Bucci and his team created a database hosting all accessible biomedical papers published since 2000. But cleaning it of scientific contamination was not the quick job he had imagined. First he removed retracted papers; then he created a network of scientists who had been co-authors at least three times with authors of the retractions.

In other words, this was a highly selected group of which Fusco was a part. In addition to the retraction we’ve reported on, another will appear in Cell Death and Differentiation of a 2006 paper by Fusco and colleagues, Nature reports.

The search for problematic images brings us to a piece in last week’s Nature which featured Clare Francis – the pseudonymous whistleblower whose name will be familiar to Retraction Watch readers. Editors quoted in the piece said “many of her claims did not check out” (we should point out that Clare is actually a “he,” although the confusion is understandable given the pseudonym):

By 2011, editors were growing increasingly frustrated by Francis because — quite apart from her anonymity — many of her claims did not check out. “I have no problem taking time to look at an allegation — but I don’t like people wasting my time,” says Eric Murphy, editor-in-chief of Lipids. Moreover, many of Francis’s complaints are oblique and hard to follow, says Sullenberger. “It is helpful to know specific details about the concerns from a scientific standpoint, not just, ‘The bands in the 10- and 60-minute lanes are geometrical and superimposable’ or ‘Background is silvery smooth’,” she says, referring to some of Francis’s e-mails. Some journal editors have warned Francis that they are less likely to follow up on her requests than other complaints. In September 2011, Wiley’s then legal director, Roy Kaufman, sent her an e-mail saying that the company could “not guarantee that all anonymous allegations sent to us will be investigated”. Francis made the note public, sparking debate over how such allegations should be handled.

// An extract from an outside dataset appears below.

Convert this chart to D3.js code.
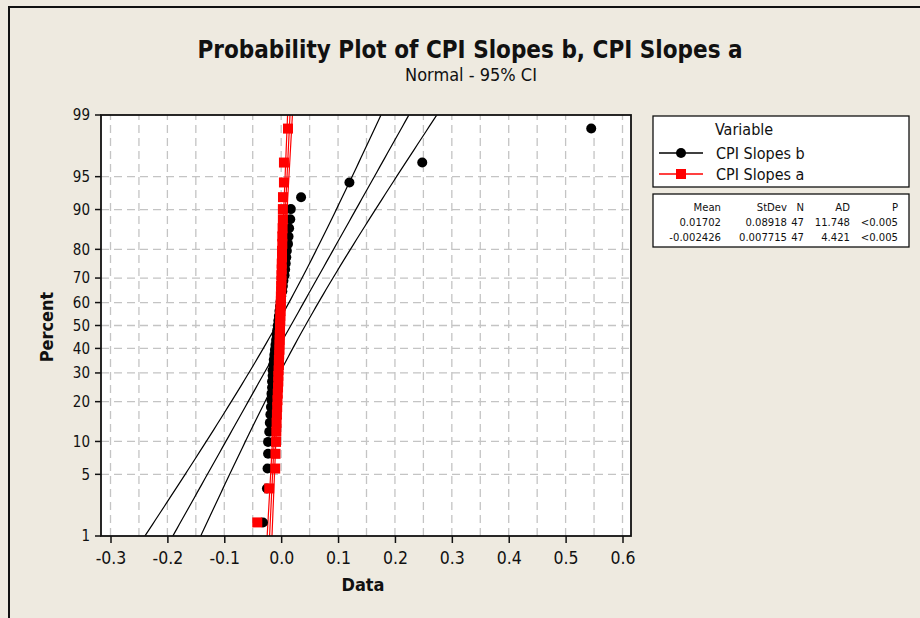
<!DOCTYPE html>
<html>
<head>
<meta charset="utf-8">
<script src="https://cdn.jsdelivr.net/npm/d3@7"></script>
<style>
  body { margin: 0; background: #eeeae0; }
  svg text { font-family: "DejaVu Sans Condensed", "DejaVu Sans", sans-serif; font-stretch: condensed; }
</style>
</head>
<body>
<div id="chart"></div>
<script>
const seriesNames = ["CPI Slopes b", "CPI Slopes a"];
// sorted data values, 47 each
const slopesB = [-0.032, -0.025, -0.024, -0.023, -0.023, -0.021, -0.020, -0.019, -0.018, -0.017,
  -0.017, -0.016, -0.016, -0.015, -0.015, -0.014, -0.013, -0.012, -0.011, -0.010,
  -0.009, -0.008, -0.007, -0.006, -0.005, -0.004, -0.003, -0.002, -0.001, 0.000,
  0.002, 0.003, 0.004, 0.006, 0.007, 0.008, 0.009, 0.010, 0.012, 0.013,
  0.014, 0.016, 0.017, 0.035, 0.120, 0.248, 0.545];
const slopesA = [-0.042, -0.021, -0.0105, -0.010, -0.009, -0.0085, -0.008, -0.0075, -0.007, -0.0065,
  -0.006, -0.0055, -0.005, -0.005, -0.0045, -0.004, -0.004, -0.0035, -0.003, -0.003,
  -0.0025, -0.0025, -0.002, -0.002, -0.0015, -0.0015, -0.001, -0.001, -0.0005, -0.0005,
  0.000, 0.000, 0.0005, 0.0005, 0.001, 0.001, 0.0015, 0.0015, 0.002, 0.002,
  0.0025, 0.003, 0.003, 0.0032, 0.0049, 0.0049, 0.012];
const statMean = [0.01702, -0.002426];
const statStDev = [0.08918, 0.007715];
const statN = [47, 47];
const statAD = [11.748, 4.421];
const statP = ["<0.005", "<0.005"];
const statHeaders = ["Mean", "StDev", "N", "AD", "P"];
const percentTicks = [1, 5, 10, 20, 30, 40, 50, 60, 70, 80, 90, 95, 99];
const dataTicks = [-0.3, -0.2, -0.1, 0.0, 0.1, 0.2, 0.3, 0.4, 0.5, 0.6];

// inverse normal cdf (Acklam)
function qnorm(p) {
  const a = [-3.969683028665376e+01, 2.209460984245205e+02, -2.759285104469687e+02, 1.383577518672690e+02, -3.066479806614716e+01, 2.506628277459239e+00];
  const b = [-5.447609879822406e+01, 1.615858368580409e+02, -1.556989798598866e+02, 6.680131188771972e+01, -1.328068155288572e+01];
  const c = [-7.784894002430293e-03, -3.223964580411365e-01, -2.400758277161838e+00, -2.549732539343734e+00, 4.374664141464968e+00, 2.938163982698783e+00];
  const d = [7.784695709041462e-03, 3.224671290700398e-01, 2.445134137142996e+00, 3.754408661907416e+00];
  const pl = 0.02425;
  if (p < pl) {
    const q = Math.sqrt(-2 * Math.log(p));
    return (((((c[0]*q+c[1])*q+c[2])*q+c[3])*q+c[4])*q+c[5]) / ((((d[0]*q+d[1])*q+d[2])*q+d[3])*q+1);
  }
  if (p <= 1 - pl) {
    const q = p - 0.5, r = q * q;
    return (((((a[0]*r+a[1])*r+a[2])*r+a[3])*r+a[4])*r+a[5])*q / (((((b[0]*r+b[1])*r+b[2])*r+b[3])*r+b[4])*r+1);
  }
  const q = Math.sqrt(-2 * Math.log(1 - p));
  return -(((((c[0]*q+c[1])*q+c[2])*q+c[3])*q+c[4])*q+c[5]) / ((((d[0]*q+d[1])*q+d[2])*q+d[3])*q+1);
}

const W = 920, H = 618;
const plot = { left: 101, right: 631, top: 115, bottom: 536 };

const svg = d3.select("#chart").append("svg")
  .attr("width", W)
  .attr("height", H);

svg.append("rect").attr("width", W).attr("height", H).attr("fill", "#eeeae0");
// outer frame (cut off on right/bottom)
svg.append("path")
  .attr("d", `M9,${H + 5}V7H${W + 5}`)
  .attr("fill", "none")
  .attr("stroke", "#111")
  .attr("stroke-width", 2);

const x = d3.scaleLinear().domain([-0.3, 0.6]).range([110.5, 622.5]);
const z = d3.scaleLinear().domain([qnorm(0.01), qnorm(0.99)]).range([plot.bottom, plot.top]);
const yPct = p => z(qnorm(p / 100));

svg.append("defs").append("clipPath").attr("id", "clip")
  .append("rect")
  .attr("x", plot.left).attr("y", plot.top)
  .attr("width", plot.right - plot.left).attr("height", plot.bottom - plot.top);

svg.append("rect")
  .attr("x", plot.left).attr("y", plot.top)
  .attr("width", plot.right - plot.left).attr("height", plot.bottom - plot.top)
  .attr("fill", "#fff");

// grid
const grid = svg.append("g").attr("stroke", "#c4c4c4").attr("stroke-dasharray", "8,5").attr("stroke-width", 1.3);
grid.selectAll("line.v")
  .data(d3.range(-0.3, 0.6001, 0.05))
  .enter().append("line")
  .attr("x1", d => x(d)).attr("x2", d => x(d))
  .attr("y1", plot.bottom).attr("y2", plot.top);
grid.selectAll("line.h")
  .data(percentTicks.slice(1, -1))
  .enter().append("line")
  .attr("x1", plot.left).attr("x2", plot.right)
  .attr("y1", d => yPct(d)).attr("y2", d => yPct(d));

// axes
const xAxis = d3.axisBottom(x).tickValues(dataTicks).tickSize(7).tickSizeOuter(0)
  .tickFormat(d3.format(".1f"));
const gx = svg.append("g").attr("transform", `translate(0,${plot.bottom})`).call(xAxis);
gx.select(".domain").remove();
gx.selectAll("line").attr("stroke", "#111").attr("stroke-width", 1.5);
gx.selectAll("text").attr("font-size", 17.5).attr("fill", "#111").attr("dy", "1.05em")
  .text(d => d3.format(".1f")(d).replace("−", "-"));

const gy = svg.append("g").attr("transform", `translate(${plot.left},0)`);
gy.selectAll("line").data(percentTicks).enter().append("line")
  .attr("x1", -6).attr("x2", 0)
  .attr("y1", d => yPct(d)).attr("y2", d => yPct(d))
  .attr("stroke", "#111").attr("stroke-width", 1.5);
gy.selectAll("text").data(percentTicks).enter().append("text")
  .attr("x", -11).attr("y", d => yPct(d)).attr("dy", "0.36em")
  .attr("text-anchor", "end").attr("font-size", 15).attr("fill", "#111")
  .text(d => d);

const clipped = svg.append("g").attr("clip-path", "url(#clip)");
const colors = ["#000", "#ff0000"];
const allSeries = [slopesB, slopesA];

// fitted line and 95% CI from mean/stdev
const zGrid = d3.range(-3, 3.001, 0.05);
allSeries.forEach((vals, s) => {
  const n = statN[s], mu = statMean[s], sd = statStDev[s];
  const fit = zz => mu + sd * zz;
  const half = zz => 1.96 * sd * Math.sqrt(1 / n + zz * zz / (2 * n));
  const line = d3.line().x(d => x(d[0])).y(d => z(d[1]));
  [zz => fit(zz) - half(zz), fit, zz => fit(zz) + half(zz)].forEach(f => {
    clipped.append("path")
      .datum(zGrid.map(zz => [f(zz), zz]))
      .attr("d", line)
      .attr("fill", "none")
      .attr("stroke", colors[s])
      .attr("stroke-width", 1.2);
  });
});

// points at median ranks
allSeries.forEach((vals, s) => {
  const n = vals.length;
  const pts = vals.map((v, i) => ({ v, zz: qnorm((i + 1 - 0.3) / (n + 0.4)) }));
  if (s === 0) {
    clipped.selectAll("circle.b").data(pts).enter().append("circle")
      .attr("cx", d => x(d.v)).attr("cy", d => z(d.zz)).attr("r", 5)
      .attr("fill", colors[0]);
  } else {
    clipped.selectAll("rect.a").data(pts).enter().append("rect")
      .attr("x", d => x(d.v) - 5).attr("y", d => z(d.zz) - 5)
      .attr("width", 10).attr("height", 10)
      .attr("fill", colors[1]);
  }
});

// frame of plot
svg.append("rect")
  .attr("x", plot.left).attr("y", plot.top)
  .attr("width", plot.right - plot.left).attr("height", plot.bottom - plot.top)
  .attr("fill", "none").attr("stroke", "#111").attr("stroke-width", 1.8);

// titles
svg.append("text").attr("x", 470).attr("y", 58).attr("text-anchor", "middle")
  .attr("font-size", 24).attr("font-weight", "bold").attr("fill", "#111")
  .text("Probability Plot of CPI Slopes b, CPI Slopes a");
svg.append("text").attr("x", 471).attr("y", 81).attr("text-anchor", "middle")
  .attr("font-size", 18).attr("fill", "#111")
  .text("Normal - 95% CI");
svg.append("text").attr("x", 363).attr("y", 591).attr("text-anchor", "middle")
  .attr("font-size", 18).attr("font-weight", "bold").attr("fill", "#111")
  .text("Data");
svg.append("text").attr("transform", "translate(53,327) rotate(-90)").attr("text-anchor", "middle")
  .attr("font-size", 18).attr("font-weight", "bold").attr("fill", "#111")
  .text("Percent");

// legend
const lg = svg.append("g");
lg.append("rect").attr("x", 653).attr("y", 116).attr("width", 256).attr("height", 71)
  .attr("fill", "#fff").attr("stroke", "#111").attr("stroke-width", 1.3);
lg.append("text").attr("x", 715).attr("y", 135).attr("font-size", 16).attr("fill", "#111").text("Variable");
seriesNames.forEach((name, s) => {
  const yy = 153 + s * 21;
  lg.append("line").attr("x1", 659).attr("x2", 703).attr("y1", yy).attr("y2", yy)
    .attr("stroke", colors[s]).attr("stroke-width", 1.3);
  if (s === 0) lg.append("circle").attr("cx", 681).attr("cy", yy).attr("r", 5).attr("fill", colors[s]);
  else lg.append("rect").attr("x", 676).attr("y", yy - 5).attr("width", 10).attr("height", 10).attr("fill", colors[s]);
  lg.append("text").attr("x", 716).attr("y", yy + 5.5).attr("font-size", 16).attr("fill", "#111").text(name);
});

// stats table
const st = svg.append("g");
st.append("rect").attr("x", 653).attr("y", 194).attr("width", 256).attr("height", 53)
  .attr("fill", "#fff").attr("stroke", "#111").attr("stroke-width", 1.3);
const colRight = [721, 787, 804, 850, 898];
const fmtRow = s => [String(statMean[s]), String(statStDev[s]), String(statN[s]), d3.format(".3f")(statAD[s]), statP[s]];
const rows = [statHeaders, fmtRow(0), fmtRow(1)];
rows.forEach((row, r) => {
  row.forEach((txt, c) => {
    st.append("text").attr("x", colRight[c]).attr("y", 211 + r * 15)
      .attr("text-anchor", "end").attr("font-size", 11.2).attr("fill", "#111").text(txt);
  });
});
</script>
</body>
</html>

Having seen thousands of Francis’s emails, we’d respectfully disagree with these editors’ characterizations. What we’d like to know — and what Nature‘s Richard van Noorden was also trying to figure out — is just how many of Francis’s critiques lead to retractions, if properly investigated. We have a sense that percentage is higher than editors are acknowledging.

That means we must respectfully wonder whether some editors would rather find excuses not to investigate what are actually legitimate complaints. There is a typical quote in the Nature piece from one editor: “One has to wonder about the motivation of the whistle-blower,” says Ulrich Brandt, editor of Biochimica and Biophysica Acta. Brandt has made it clear elsewhere that he thinks editors should ignore anonymous whistleblowers.

But that sort of approach ignores the fact that, well, facts are stubborn things, as we’ve pointed out when calling for editors to pay more attention to such whistleblowers. We’d encourage Cell Death and Differentiation Gerry Melino to take a look at an email from Francis about another Fusco paper, for example. (By the way, Elsevier spokesperson Tom Reller, in comments that didn’t make it into the Nature piece but that he posted at Elsevier Connect, raised some other questions about Francis’s methods. His responses are worth a read.)

Finally, that stubborn refusal of many journal editors to properly correct the scientific record, brings us to a refreshingly honest Nature Medicine editorial about why it is so difficult to get an obviously flawed paper retracted. (We’re not just praising it because it mentions us in the first paragraph.) The short version: Count the number of times the words “lawyers” (2) and “legal” (5) appear in the piece.